Catalysts that can re-rate the stock
- Execution of the $300M buyback program announced 02/18/2026 - visible share reduction will increase EPS and FCF per share.
- Quarterly results showing continued positive FCF and either stabilization or improvement in GSV growth versus guidance (management guided 4-6% GSV growth for 2026 at Investor Day).
- Any commentary from large enterprise customers about increased adoption of Upwork for AI-augmented workflows or stickier spend patterns.
- Reduced short interest and a subsequent period of positive short-covering inflows that mechanically lift the share price.
Risks and counterarguments
- AI substitution risk: The central bear case is that generative AI meaningfully reduces demand for freelancers. If clients replace human labor with AI tools, GSV and take-rates could decline materially.
- Execution risk on buybacks: The effects of the $300M repurchase depend on timing and price; a poorly executed program at higher prices would deliver less accretion than expected.
- Macro / cyclical weakness: A slowdown in corporate spending or a recession could reduce freelance hiring more than management expects and pressure revenue and margins.
- Sentiment & technical pressure: Heavy short interest can keep the price pinned lower for longer, and a negative headline (e.g., a guidance miss) could trigger another wave of selling before fundamentals reassert.
- Competition: Platforms like Fiverr and direct enterprise procurement teams could take share if Upwork fails to invest in differentiation.
Counterargument: If AI tools rapidly automate the bulk of low- and mid-skill freelance tasks, the marketplace's addressable market could shrink and valuation would need to reset materially lower. That is a legitimate outcome. However, current results show positive margins and strong cash generation, suggesting AI is more likely to be an augmenting tailwind for higher-value freelance work than an immediate replacement across the board.

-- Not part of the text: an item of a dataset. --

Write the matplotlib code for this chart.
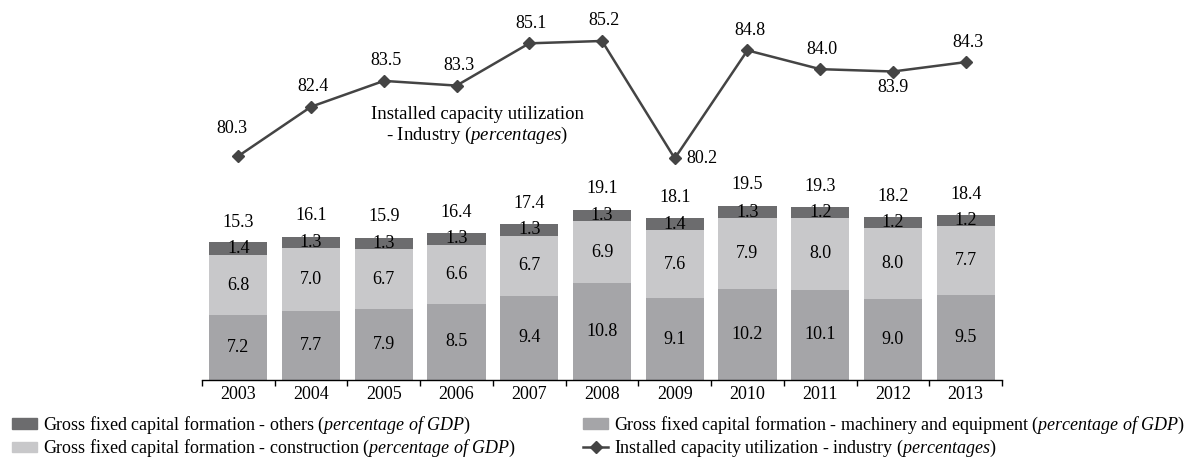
import numpy as np
import matplotlib.pyplot as plt
from matplotlib.lines import Line2D
from matplotlib.patches import Patch

plt.rcParams['font.family'] = 'Liberation Serif'
plt.rcParams['mathtext.fontset'] = 'custom'
plt.rcParams['mathtext.rm'] = 'Liberation Serif'
plt.rcParams['mathtext.it'] = 'Liberation Serif:italic'

years = ['2003', '2004', '2005', '2006', '2007', '2008', '2009', '2010', '2011', '2012', '2013']
machinery = [7.2, 7.7, 7.9, 8.5, 9.4, 10.8, 9.1, 10.2, 10.1, 9.0, 9.5]
construction = [6.8, 7.0, 6.7, 6.6, 6.7, 6.9, 7.6, 7.9, 8.0, 8.0, 7.7]
others = [1.4, 1.3, 1.3, 1.3, 1.3, 1.3, 1.4, 1.3, 1.2, 1.2, 1.2]
totals = [15.3, 16.1, 15.9, 16.4, 17.4, 19.1, 18.1, 19.5, 19.3, 18.2, 18.4]
capacity = [80.3, 82.4, 83.5, 83.3, 85.1, 85.2, 80.2, 84.8, 84.0, 83.9, 84.3]

C_OTHERS = '#6c6c6e'
C_MACH = '#a5a5a8'
C_CONS = '#c8c8ca'
C_LINE = '#444444'

W, H = 1193, 458
fig = plt.figure(figsize=(W / 100, H / 100), dpi=100)

x = np.arange(len(years))

# bars (bottom panel)
ax = fig.add_axes([202 / W, (H - 380) / H, 800 / W, 179.2 / H])
ax.bar(x, machinery, width=0.8, color=C_MACH)
bottom2 = np.array(machinery)
ax.bar(x, construction, width=0.8, bottom=bottom2, color=C_CONS)
bottom3 = bottom2 + np.array(construction)
ax.bar(x, others, width=0.8, bottom=bottom3, color=C_OTHERS)

for i in range(len(years)):
    ax.text(x[i], machinery[i] / 2, f'{machinery[i]:.1f}', ha='center', va='center', fontsize=13)
    ax.text(x[i], bottom2[i] + construction[i] / 2, f'{construction[i]:.1f}', ha='center', va='center', fontsize=13)
    ax.text(x[i], bottom3[i] + others[i] / 2, f'{others[i]:.1f}', ha='center', va='center', fontsize=13)
    ax.text(x[i], totals[i] + 2.3, f'{totals[i]:.1f}', ha='center', va='center', fontsize=13)

ax.set_xlim(-0.5, len(years) - 0.5)
ax.set_ylim(0, 20)
for s in ['top', 'right', 'left']:
    ax.spines[s].set_visible(False)
ax.spines['bottom'].set_linewidth(1.0)
ax.set_yticks([])
ax.set_xticks(x)
ax.set_xticklabels(years, fontsize=13)
ax.tick_params(axis='x', which='major', length=0, pad=4)
ax.set_xticks(np.arange(-0.5, len(years), 1.0), minor=True)
ax.tick_params(axis='x', which='minor', length=4, direction='out', width=1.0)

# line (top panel)
ax2 = fig.add_axes([202 / W, (H - 174.8) / H, 800 / W, 152.6 / H])
ax2.plot(x, capacity, color=C_LINE, linewidth=1.8, marker='D', markersize=6.5)
ax2.set_xlim(-0.5, len(years) - 0.5)
ax2.set_ylim(79.5, 86)
ax2.axis('off')

for i, v in enumerate(capacity):
    if years[i] == '2009':
        ax2.annotate(f'{v:.1f}', (x[i], v), xytext=(12, 0), textcoords='offset pixels',
                     ha='left', va='center', fontsize=13)
    elif years[i] == '2012':
        ax2.annotate(f'{v:.1f}', (x[i], v), xytext=(0, -16), textcoords='offset pixels',
                     ha='center', va='center', fontsize=13)
    elif years[i] == '2003':
        ax2.annotate(f'{v:.1f}', (x[i], v), xytext=(-6, 28), textcoords='offset pixels',
                     ha='center', va='center', fontsize=13)
    else:
        ax2.annotate(f'{v:.1f}', (x[i], v), xytext=(2, 20), textcoords='offset pixels',
                     ha='center', va='center', fontsize=13)

fig.text(477 / W, 1 - 126 / H, 'Installed capacity utilization\n- Industry ($\\mathit{percentages}$)',
         ha='center', va='center', fontsize=13.5, linespacing=1.15)

# legend
h_others = Patch(color=C_OTHERS)
h_cons = Patch(color=C_CONS)
h_mach = Patch(color=C_MACH)
h_line = Line2D([], [], color=C_LINE, linewidth=1.8, marker='D', markersize=6.5)

leg_kw = dict(loc='upper left', frameon=False, fontsize=13, handlelength=1.4,
              handleheight=0.55, handletextpad=0.33, labelspacing=0.12,
              borderaxespad=0, borderpad=0)
fig.legend([h_others, h_cons],
           ['Gross fixed capital formation - others ($\\mathit{percentage\\ of\\ GDP}$)',
            'Gross fixed capital formation - construction ($\\mathit{percentage\\ of\\ GDP}$)'],
           bbox_to_anchor=(12 / W, 1 - 415 / H), **leg_kw)
fig.legend([h_mach, h_line],
           ['Gross fixed capital formation - machinery and equipment ($\\mathit{percentage\\ of\\ GDP}$)',
            'Installed capacity utilization - industry ($\\mathit{percentages}$)'],
           bbox_to_anchor=(583 / W, 1 - 415 / H), **leg_kw)

fig.savefig('out.png', dpi=100)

What would change my mind?
I would reconsider this long if any of the following occur: a) management reports sustained contraction in GSV or material loss of enterprise customers, b) free cash flow turns negative and the company burns through cash to the point where leverage rises significantly, or c) buybacks are shelved without substitute capital deployment that drives shareholder value. Conversely, better-than-expected GSV growth, visible share repurchases and a reduction in short interest would strengthen the bull case and could prompt a higher price target.
Valuation snapshot
| Metric | Value |
|---|---|
| Current price | $8.64 |
| Market cap | $1.03B |
| Enterprise value | ~$1.06B |
| EV/EBITDA | ~6.94x |
| Free cash flow | $229M |
| EPS (latest) | $0.89 |
Conclusion
The market has punished Upwork as if AI will immediately destroy its marketplace economics. That outcome is possible, but not the most likely near-term path. The company is profitable, cash-generative and now offers investors a combination of imbalance between price and fundamentals plus a meaningful buyback to accelerate per-share accretion.
For traders willing to accept headline risk and execution risk, initiate a long at $8.65, use a stop at $7.20, and target $13.50 over a long-term window (180 trading days). Play size should reflect the medium-level risk here: the story is asymmetric, but not without real downsides if AI adoption materially reduces market demand.
Key points
- Upwork trades at attractive multiples given positive earnings and $229M in free cash flow.
- $300M buyback approved on 02/18/2026 materially supports per-share metrics if executed.
- Technical oversold conditions (RSI ~25.9) and rising short interest create both risk and potential for a sharp recovery.
- Primary risks: AI substitution, execution on buybacks, macro slowdown and persistent short pressure.